Task data
——
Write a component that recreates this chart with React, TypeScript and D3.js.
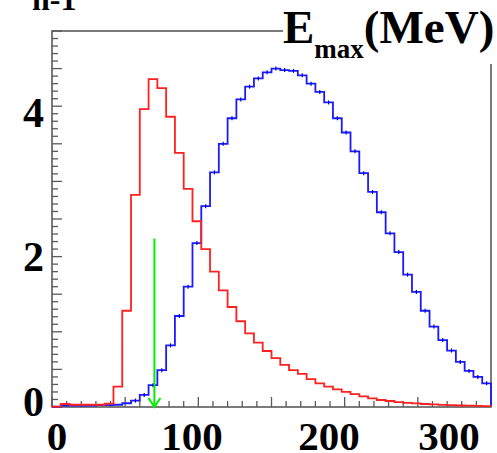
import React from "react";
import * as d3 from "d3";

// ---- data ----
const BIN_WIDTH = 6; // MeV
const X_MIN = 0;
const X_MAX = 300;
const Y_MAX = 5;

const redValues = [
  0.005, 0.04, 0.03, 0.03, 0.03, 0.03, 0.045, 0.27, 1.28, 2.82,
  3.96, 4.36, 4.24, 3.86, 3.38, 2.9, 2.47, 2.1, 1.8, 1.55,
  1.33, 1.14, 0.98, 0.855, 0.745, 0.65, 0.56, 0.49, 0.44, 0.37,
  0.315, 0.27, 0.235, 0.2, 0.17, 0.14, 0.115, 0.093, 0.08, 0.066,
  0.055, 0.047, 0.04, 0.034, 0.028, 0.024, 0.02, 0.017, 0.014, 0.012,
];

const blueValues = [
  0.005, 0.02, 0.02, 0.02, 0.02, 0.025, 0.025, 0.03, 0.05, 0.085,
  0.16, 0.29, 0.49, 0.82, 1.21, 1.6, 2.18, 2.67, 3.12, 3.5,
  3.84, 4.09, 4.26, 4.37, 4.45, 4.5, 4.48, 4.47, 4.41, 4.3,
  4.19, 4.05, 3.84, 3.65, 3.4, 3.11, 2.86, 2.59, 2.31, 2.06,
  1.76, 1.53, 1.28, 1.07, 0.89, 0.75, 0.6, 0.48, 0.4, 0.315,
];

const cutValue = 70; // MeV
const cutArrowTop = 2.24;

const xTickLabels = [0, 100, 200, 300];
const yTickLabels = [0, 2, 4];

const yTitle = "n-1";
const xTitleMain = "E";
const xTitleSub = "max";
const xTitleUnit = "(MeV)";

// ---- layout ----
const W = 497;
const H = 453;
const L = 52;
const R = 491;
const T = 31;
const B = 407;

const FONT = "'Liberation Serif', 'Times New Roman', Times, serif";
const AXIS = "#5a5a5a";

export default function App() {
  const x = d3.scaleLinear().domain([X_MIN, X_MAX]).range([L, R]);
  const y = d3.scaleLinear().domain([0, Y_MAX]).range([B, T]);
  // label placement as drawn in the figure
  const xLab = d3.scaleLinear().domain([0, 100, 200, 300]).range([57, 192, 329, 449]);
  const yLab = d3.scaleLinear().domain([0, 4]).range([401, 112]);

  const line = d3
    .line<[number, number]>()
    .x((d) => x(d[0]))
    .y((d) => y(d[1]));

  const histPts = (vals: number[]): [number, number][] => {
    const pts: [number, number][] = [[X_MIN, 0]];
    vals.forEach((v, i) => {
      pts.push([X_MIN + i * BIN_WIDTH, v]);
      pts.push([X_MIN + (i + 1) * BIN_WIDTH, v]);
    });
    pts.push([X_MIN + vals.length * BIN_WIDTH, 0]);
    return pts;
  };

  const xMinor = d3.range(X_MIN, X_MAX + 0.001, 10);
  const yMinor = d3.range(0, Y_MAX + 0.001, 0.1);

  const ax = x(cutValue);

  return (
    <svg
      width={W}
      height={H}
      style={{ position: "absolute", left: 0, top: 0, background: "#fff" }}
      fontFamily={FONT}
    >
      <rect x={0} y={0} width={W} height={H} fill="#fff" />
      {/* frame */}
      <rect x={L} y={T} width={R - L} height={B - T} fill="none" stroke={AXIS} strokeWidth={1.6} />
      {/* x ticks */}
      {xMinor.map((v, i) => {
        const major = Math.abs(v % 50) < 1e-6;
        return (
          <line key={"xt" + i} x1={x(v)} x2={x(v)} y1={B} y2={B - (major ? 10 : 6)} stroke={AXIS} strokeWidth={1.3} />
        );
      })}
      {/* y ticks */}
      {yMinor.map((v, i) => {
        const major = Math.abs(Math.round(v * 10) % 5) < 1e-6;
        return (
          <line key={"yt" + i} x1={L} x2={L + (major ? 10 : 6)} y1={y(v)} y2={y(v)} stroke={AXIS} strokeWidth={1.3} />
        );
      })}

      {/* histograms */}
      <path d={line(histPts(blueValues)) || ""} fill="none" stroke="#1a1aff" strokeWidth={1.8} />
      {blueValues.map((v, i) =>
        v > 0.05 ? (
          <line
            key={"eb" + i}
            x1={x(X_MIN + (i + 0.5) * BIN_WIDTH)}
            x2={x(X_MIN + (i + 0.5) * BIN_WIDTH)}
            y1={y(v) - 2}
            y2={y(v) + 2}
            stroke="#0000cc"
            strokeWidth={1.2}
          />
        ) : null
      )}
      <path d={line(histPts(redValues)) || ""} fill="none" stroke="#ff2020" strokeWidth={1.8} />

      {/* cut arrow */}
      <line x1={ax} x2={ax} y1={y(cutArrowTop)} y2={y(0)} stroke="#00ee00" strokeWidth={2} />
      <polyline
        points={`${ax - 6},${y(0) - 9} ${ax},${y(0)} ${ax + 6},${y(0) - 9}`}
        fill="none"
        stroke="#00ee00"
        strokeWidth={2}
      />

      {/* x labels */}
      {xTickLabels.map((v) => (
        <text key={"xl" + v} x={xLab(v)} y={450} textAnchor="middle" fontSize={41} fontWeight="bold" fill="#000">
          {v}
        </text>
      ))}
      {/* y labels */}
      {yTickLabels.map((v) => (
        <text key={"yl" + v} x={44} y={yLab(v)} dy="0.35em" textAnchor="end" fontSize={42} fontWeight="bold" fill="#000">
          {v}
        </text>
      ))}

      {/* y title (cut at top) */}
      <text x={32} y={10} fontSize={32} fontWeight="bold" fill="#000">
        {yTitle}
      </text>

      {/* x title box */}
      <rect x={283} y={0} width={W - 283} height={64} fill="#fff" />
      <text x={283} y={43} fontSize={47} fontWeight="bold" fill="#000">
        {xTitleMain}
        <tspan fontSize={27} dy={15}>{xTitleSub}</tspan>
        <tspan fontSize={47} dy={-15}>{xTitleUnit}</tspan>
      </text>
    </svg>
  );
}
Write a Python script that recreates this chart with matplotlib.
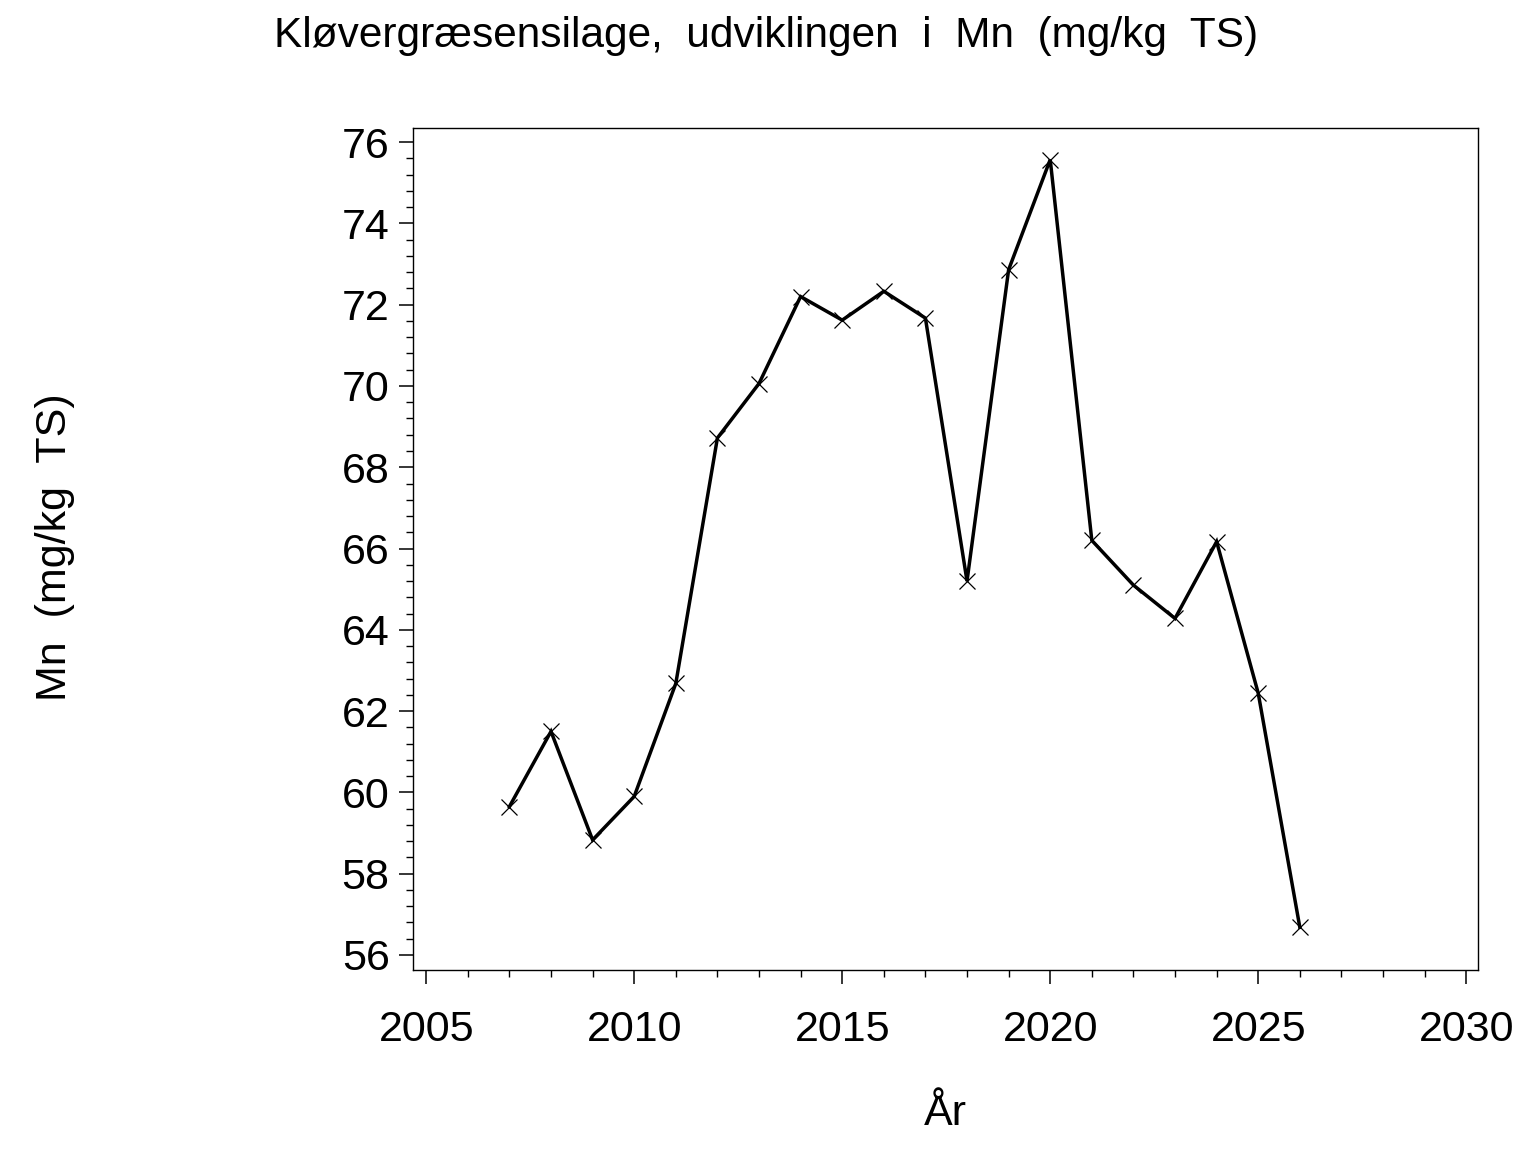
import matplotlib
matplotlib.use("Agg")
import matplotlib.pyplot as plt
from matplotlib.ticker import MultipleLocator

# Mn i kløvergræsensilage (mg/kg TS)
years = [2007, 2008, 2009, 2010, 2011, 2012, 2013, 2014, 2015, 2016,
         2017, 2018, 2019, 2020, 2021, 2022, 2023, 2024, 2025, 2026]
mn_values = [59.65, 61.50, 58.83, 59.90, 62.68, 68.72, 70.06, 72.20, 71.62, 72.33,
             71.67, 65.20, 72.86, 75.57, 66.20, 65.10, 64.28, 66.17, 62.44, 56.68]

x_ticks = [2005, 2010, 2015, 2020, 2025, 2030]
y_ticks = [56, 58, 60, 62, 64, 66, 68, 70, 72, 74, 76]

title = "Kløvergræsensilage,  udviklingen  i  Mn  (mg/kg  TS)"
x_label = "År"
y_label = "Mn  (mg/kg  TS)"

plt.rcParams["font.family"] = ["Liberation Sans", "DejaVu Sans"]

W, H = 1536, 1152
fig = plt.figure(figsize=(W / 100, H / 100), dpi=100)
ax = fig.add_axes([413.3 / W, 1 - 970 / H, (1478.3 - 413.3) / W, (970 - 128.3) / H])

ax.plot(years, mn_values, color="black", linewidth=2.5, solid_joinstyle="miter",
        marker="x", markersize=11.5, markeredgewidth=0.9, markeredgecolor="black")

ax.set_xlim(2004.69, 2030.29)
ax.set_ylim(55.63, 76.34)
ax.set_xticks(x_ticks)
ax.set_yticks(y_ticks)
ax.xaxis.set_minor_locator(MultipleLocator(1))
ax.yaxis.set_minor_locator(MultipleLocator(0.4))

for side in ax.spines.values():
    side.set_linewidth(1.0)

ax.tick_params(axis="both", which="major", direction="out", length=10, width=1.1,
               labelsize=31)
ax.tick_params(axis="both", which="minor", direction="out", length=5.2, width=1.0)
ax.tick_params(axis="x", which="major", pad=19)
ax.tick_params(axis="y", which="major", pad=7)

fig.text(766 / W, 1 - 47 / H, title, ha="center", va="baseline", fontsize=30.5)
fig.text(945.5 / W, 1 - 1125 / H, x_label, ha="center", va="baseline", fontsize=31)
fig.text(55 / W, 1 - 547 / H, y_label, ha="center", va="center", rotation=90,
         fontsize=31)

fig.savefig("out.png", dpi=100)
——
Using the listing above, locate the lines that hold "recreates" and copy each one.

Write a component that recreates this chart with React, TypeScript and D3.js.
Write a Python script that recreates this chart with matplotlib.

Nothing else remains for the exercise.